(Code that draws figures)
------------------------------------------------
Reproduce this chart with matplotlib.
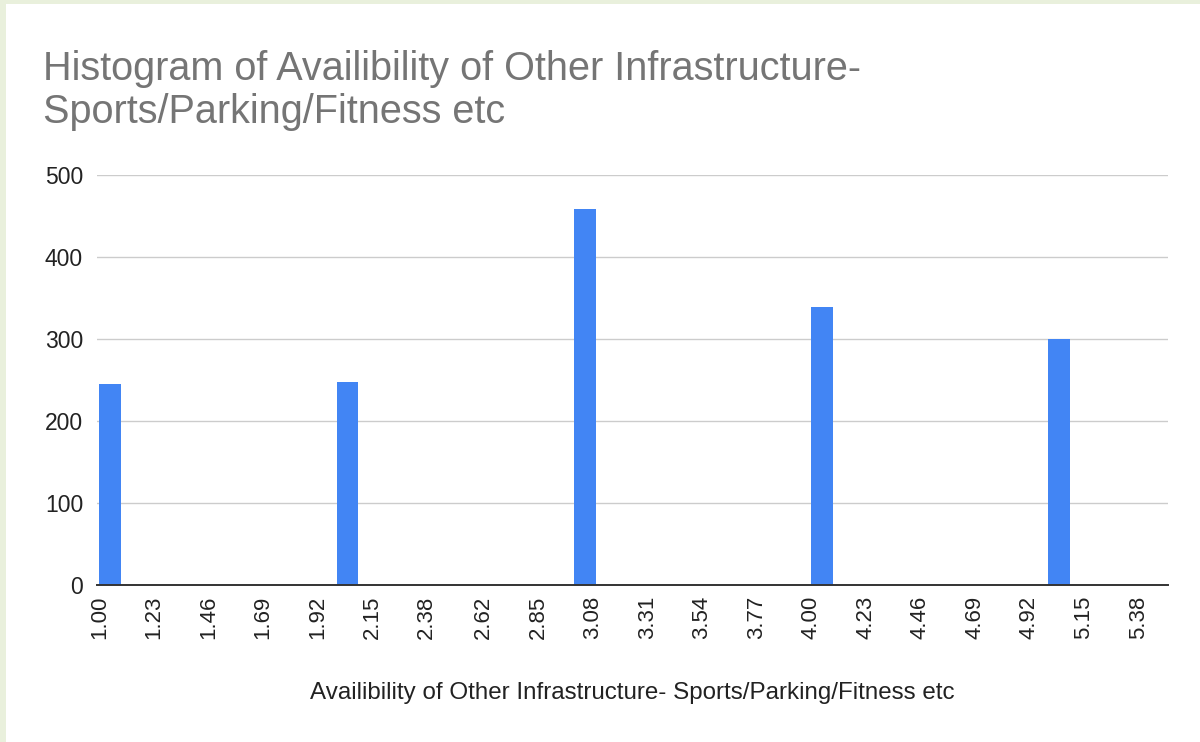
import matplotlib
matplotlib.use("Agg")
import matplotlib.pyplot as plt
from matplotlib.patches import Rectangle

# answers given (scale 1-5) and how many people gave each
values = [1, 2, 3, 4, 5]
counts = [245, 247, 459, 339, 300]

tick_labels = ["1.00", "1.23", "1.46", "1.69", "1.92", "2.15", "2.38", "2.62", "2.85", "3.08",
               "3.31", "3.54", "3.77", "4.00", "4.23", "4.46", "4.69", "4.92", "5.15", "5.38"]
y_ticks = [0, 100, 200, 300, 400, 500]

title = "Histogram of Availibility of Other Infrastructure-\nSports/Parking/Fitness etc"
x_label = "Availibility of Other Infrastructure- Sports/Parking/Fitness etc"

plt.rcParams['font.family'] = ['Liberation Sans', 'DejaVu Sans']

fig = plt.figure(figsize=(12, 7.42), dpi=100)
fig.patch.set_facecolor("#e9f0dc")
# white card inside the green frame
fig.patches.append(Rectangle((6/1200, 0), 1 - 6/1200, 1 - 4/742, transform=fig.transFigure,
                             facecolor="white", edgecolor="none", zorder=0))

ax = fig.add_axes([97/1200, 1 - 585/742, (1168 - 97)/1200, 410/742])
ax.set_zorder(2)
ax.set_facecolor("white")

ax.bar(values, counts, width=0.092, align="edge", color="#4285f4", zorder=3)

ax.set_xlim(0.99, 5.505)
ax.set_ylim(0, 500)
ax.set_yticks(y_ticks)
ax.set_yticklabels([str(v) for v in y_ticks])
ax.set_xticks([float(t) for t in tick_labels])
ax.set_xticklabels(tick_labels, rotation=90)
ax.tick_params(axis="y", length=0, pad=10, labelsize=16.5, labelcolor="#222222")
ax.tick_params(axis="x", length=0, pad=8, labelsize=16, labelcolor="#222222")

ax.grid(axis="y", color="#cccccc", linewidth=1, zorder=0)
ax.grid(axis="x", visible=False)
for s in ["top", "right", "left"]:
    ax.spines[s].set_visible(False)
ax.spines["bottom"].set_color("#333333")
ax.spines["bottom"].set_linewidth(1.4)
ax.spines["bottom"].set_zorder(4)

ax.set_xlabel(x_label, fontsize=17.4, color="#222222")
ax.xaxis.set_label_coords(0.5, -0.263)
ax.xaxis.label.set_va("center")

fig.text(43/1200, 1 - 50/742, title, fontsize=28.5, color="#757575", va="top", ha="left",
         linespacing=1.17, zorder=3)

fig.savefig("out.png", dpi=100)
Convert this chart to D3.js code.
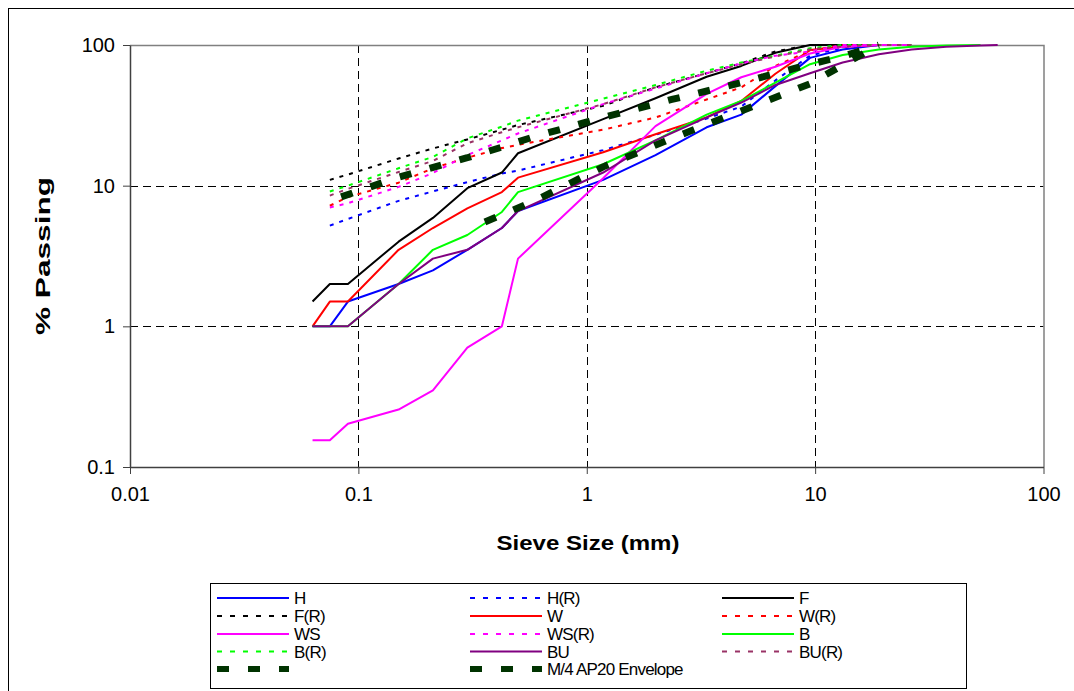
<!DOCTYPE html>
<html>
<head>
<meta charset="utf-8">
<script src="https://cdn.jsdelivr.net/npm/d3@7"></script>
<style>
  body { margin: 0; background: #fff; }
  svg { display: block; font-family: "Liberation Sans", Arial, sans-serif; }
</style>
</head>
<body>
<svg id="chart" width="1074" height="691"></svg>
<script>
// sieve sizes (mm) shared by the sample curves
var sieves = [0.063, 0.075, 0.09, 0.15, 0.212, 0.3, 0.425, 0.5, 1.18, 2, 3.35, 4.75, 6.7, 9.5, 13.2, 19, 26.5, 37.5, 53, 63];

// % passing (null = not tested)
var H    = [1, 1, 1.5, 2, 2.5, 3.5, 5, 6.6, 11, 16.5, 26, 32, 51, 81, 93, 100, 100, null, null, null];
var HR   = [null, 5.2, 5.8, 7.8, 9.1, 10.6, 12.2, 12.8, 17.9, 23, 30, 36.5, 56, 84, 96, 100, 100, null, null, null];
var F    = [1.5, 2, 2, 4, 5.9, 9.6, 12.4, 17, 29.7, 41.8, 59.5, 71, 88, 100, 100, 100, 100, null, null, null];
var FR   = [null, 11, 12, 15.6, 18.4, 21.3, 25, 27, 37, 50, 63, 74, 90, 100, 100, 100, 100, null, null, null];
var W    = [1, 1.5, 1.5, 3.5, 5, 6.9, 9, 11.4, 17.3, 23.2, 30.6, 40, 62.5, 92, 97, 100, 100, null, null, null];
var WR   = [null, 7.2, 8.3, 10.5, 13.3, 15.8, 18.5, 19.5, 25, 30.5, 41, 50, 71, 91, 100, 100, 100, null, null, null];
var WS   = [0.155, 0.155, 0.203, 0.256, 0.351, 0.705, 1, 3.03, 11.3, 26.5, 45, 59, 70, 87, 97, 100, 100, null, null, null];
var WSR  = [null, 7, 7.5, 9.8, 12.3, 16.5, 21, 23.5, 38, 49, 63, 74, 84, 90, 100, 100, 100, null, null, null];
var B    = [1, 1, 1, 2, 3.5, 4.46, 6.5, 9, 14.2, 21, 32, 40, 54, 73, 85, 93, 97, 99, 100, null];
var BR   = [null, 9.1, 10, 13.3, 16, 21.7, 26.3, 29, 41.6, 51.9, 65.7, 75, 84, 95, 100, 100, 100, null, null, null];
var BU   = [1, 1, 1, 2, 3.03, 3.5, 5, 6.6, 12.4, 21, 30.6, 39, 52, 63, 75, 86, 93, 97, 99, 100];
var BUR  = [null, 8.5, 9.5, 12.5, 15, 20, 24, 26, 38, 50, 63, 73, 83, 93, 98, 100, 100, null, null, null];

// M/4 AP20 grading envelope
var envSieves = [0.075, 0.15, 0.3, 0.425, 0.6, 1.18, 2.36, 4.75, 9.5, 13.2, 19];
var envUpper  = [7.8, 11.5, 15.8, 18.8, 22.5, 30.5, 41, 54, 73, 83, 100];
var envLower  = [null, null, 4.9, 6.2, 7.9, 13.6, 21.7, 34, 53, 72, 100];

var xTickValues = [0.01, 0.1, 1, 10, 100];
var xTickLabels = ["0.01", "0.1", "1", "10", "100"];
var yTickValues = [0.1, 1, 10, 100];
var yTickLabels = ["0.1", "1", "10", "100"];

var series = [
  {name: "H",     x: sieves, v: H,   color: "#0000ff", style: "solid"},
  {name: "H(R)",  x: sieves, v: HR,  color: "#0000ff", style: "dot"},
  {name: "F",     x: sieves, v: F,   color: "#000000", style: "solid"},
  {name: "F(R)",  x: sieves, v: FR,  color: "#000000", style: "dot"},
  {name: "W",     x: sieves, v: W,   color: "#ff0000", style: "solid"},
  {name: "W(R)",  x: sieves, v: WR,  color: "#ff0000", style: "dot"},
  {name: "WS",    x: sieves, v: WS,  color: "#ff00ff", style: "solid"},
  {name: "WS(R)", x: sieves, v: WSR, color: "#ff00ff", style: "dot"},
  {name: "B",     x: sieves, v: B,   color: "#00ff00", style: "solid"},
  {name: "B(R)",  x: sieves, v: BR,  color: "#00ff00", style: "dot"},
  {name: "BU",    x: sieves, v: BU,  color: "#800080", style: "solid"},
  {name: "BU(R)", x: sieves, v: BUR, color: "#993366", style: "dot"},
  {name: "",      x: envSieves, v: envLower, color: "#003300", style: "env", offset: 12},
  {name: "M/4 AP20 Envelope", x: envSieves, v: envUpper, color: "#003300", style: "env", offset: 19}
];

var svg = d3.select("#chart");

// outer chart border (runs off the right / bottom of the picture)
svg.append("rect")
  .attr("x", 8.5).attr("y", 8.5)
  .attr("width", 1100).attr("height", 700)
  .attr("fill", "none").attr("stroke", "#000");

var plot = {left: 130, right: 1043.5, top: 45, bottom: 467};

var x = d3.scaleLog().domain([0.01, 100]).range([plot.left, plot.right]);
var y = d3.scaleLog().domain([0.1, 100]).range([plot.bottom, plot.top]);

// grid
var grid = svg.append("g");
grid.selectAll(".gx")
  .data(xTickValues.slice(1, -1))
  .enter().append("line")
  .attr("x1", function (d) {return Math.round(x(d)) + 0.5;})
  .attr("x2", function (d) {return Math.round(x(d)) + 0.5;})
  .attr("y1", plot.top).attr("y2", plot.bottom)
  .attr("stroke", "#000").attr("stroke-dasharray", "8,5");
grid.selectAll(".gy")
  .data(yTickValues.slice(1, -1))
  .enter().append("line")
  .attr("y1", function (d) {return Math.round(y(d)) + 0.5;})
  .attr("y2", function (d) {return Math.round(y(d)) + 0.5;})
  .attr("x1", plot.left).attr("x2", plot.right)
  .attr("stroke", "#000").attr("stroke-dasharray", "8,5");

// plot frame: grey top / right
svg.append("path")
  .attr("d", "M" + plot.left + "," + (plot.top + 0.5) + "H" + (plot.right + 0.5) + "V" + plot.bottom)
  .attr("fill", "none").attr("stroke", "#808080").attr("stroke-width", 1.5);

// curves
var line = d3.line()
  .x(function (d) {return x(d[0]);})
  .y(function (d) {return y(d[1]);});

function dashFor(s) {
  if (s.style == "dot") return "4,6";
  if (s.style == "env") return "12,19";
  return null;
}

var curves = svg.append("g");
series.forEach(function (s) {
  var pts = s.x.map(function (sz, i) {return [sz, s.v[i]];})
    .filter(function (d) {return d[1] != null;});
  curves.append("path")
    .datum(pts)
    .attr("d", line)
    .attr("fill", "none")
    .attr("stroke", s.color)
    .attr("stroke-width", s.style == "env" ? 7 : 2)
    .attr("stroke-dasharray", dashFor(s))
    .attr("stroke-dashoffset", s.offset || 0)
    .attr("stroke-linejoin", "round");
});

// axes
var xAxis = d3.axisBottom(x)
  .tickValues(xTickValues)
  .tickFormat(function (d, i) {return xTickLabels[i];})
  .tickSize(7).tickSizeOuter(0).tickPadding(10);
var yAxis = d3.axisLeft(y)
  .tickValues(yTickValues)
  .tickFormat(function (d, i) {return yTickLabels[i];})
  .tickSize(7).tickSizeOuter(0).tickPadding(8);

var gx = svg.append("g")
  .attr("transform", "translate(0," + plot.bottom + ")")
  .call(xAxis);
var gy = svg.append("g")
  .attr("transform", "translate(" + plot.left + ",0)")
  .call(yAxis);

[gx, gy].forEach(function (g) {
  g.select(".domain").attr("stroke", "#404040").attr("stroke-width", 1.5);
  g.selectAll(".tick line").attr("stroke", "#404040");
  g.selectAll(".tick text")
    .attr("fill", "#000")
    .style("font-size", "20px")
    .style("font-family", "'Liberation Sans', Arial, sans-serif");
});
gx.selectAll(".tick text").attr("dy", "0.85em");

// axis titles
svg.append("text")
  .attr("x", 588).attr("y", 550)
  .attr("text-anchor", "middle")
  .style("font-size", "20px").style("font-weight", "bold")
  .attr("textLength", 183).attr("lengthAdjust", "spacingAndGlyphs")
  .text("Sieve Size (mm)");

svg.append("text")
  .attr("transform", "translate(50,256) rotate(-90)")
  .attr("text-anchor", "middle")
  .style("font-size", "20px").style("font-weight", "bold")
  .attr("textLength", 158).attr("lengthAdjust", "spacingAndGlyphs")
  .text("% Passing");

// legend
var legend = svg.append("g");
legend.append("rect")
  .attr("x", 210.5).attr("y", 583.5)
  .attr("width", 756).attr("height", 105)
  .attr("fill", "#fff").attr("stroke", "#000");

var colX = [217, 470, 722];
var rowY = [598, 616, 634, 651.5, 669];

series.forEach(function (s, i) {
  var cx = colX[i % 3], cy = rowY[Math.floor(i / 3)];
  legend.append("line")
    .attr("x1", cx).attr("x2", cx + 72)
    .attr("y1", cy).attr("y2", cy)
    .attr("stroke", s.color)
    .attr("stroke-width", s.style == "env" ? 6 : 2)
    .attr("stroke-dasharray", s.style == "dot" ? "5,8" : (s.style == "env" ? "12,19" : null));
  legend.append("text")
    .attr("x", cx + 77).attr("y", cy + 6)
    .style("font-size", "17px")
    .style("letter-spacing", "-0.8px")
    .text(s.name);
});
</script>
</body>
</html>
------------------------------------------------
## DIRECTION
Print the entries as they stand, first line through the line holding "counts = [245, 247, 459, 339, 300]", with every picture removed.

## WORKED ANSWER
Reproduce this chart with matplotlib.
import matplotlib
matplotlib.use("Agg")
import matplotlib.pyplot as plt
from matplotlib.patches import Rectangle

# answers given (scale 1-5) and how many people gave each
values = [1, 2, 3, 4, 5]
counts = [245, 247, 459, 339, 300]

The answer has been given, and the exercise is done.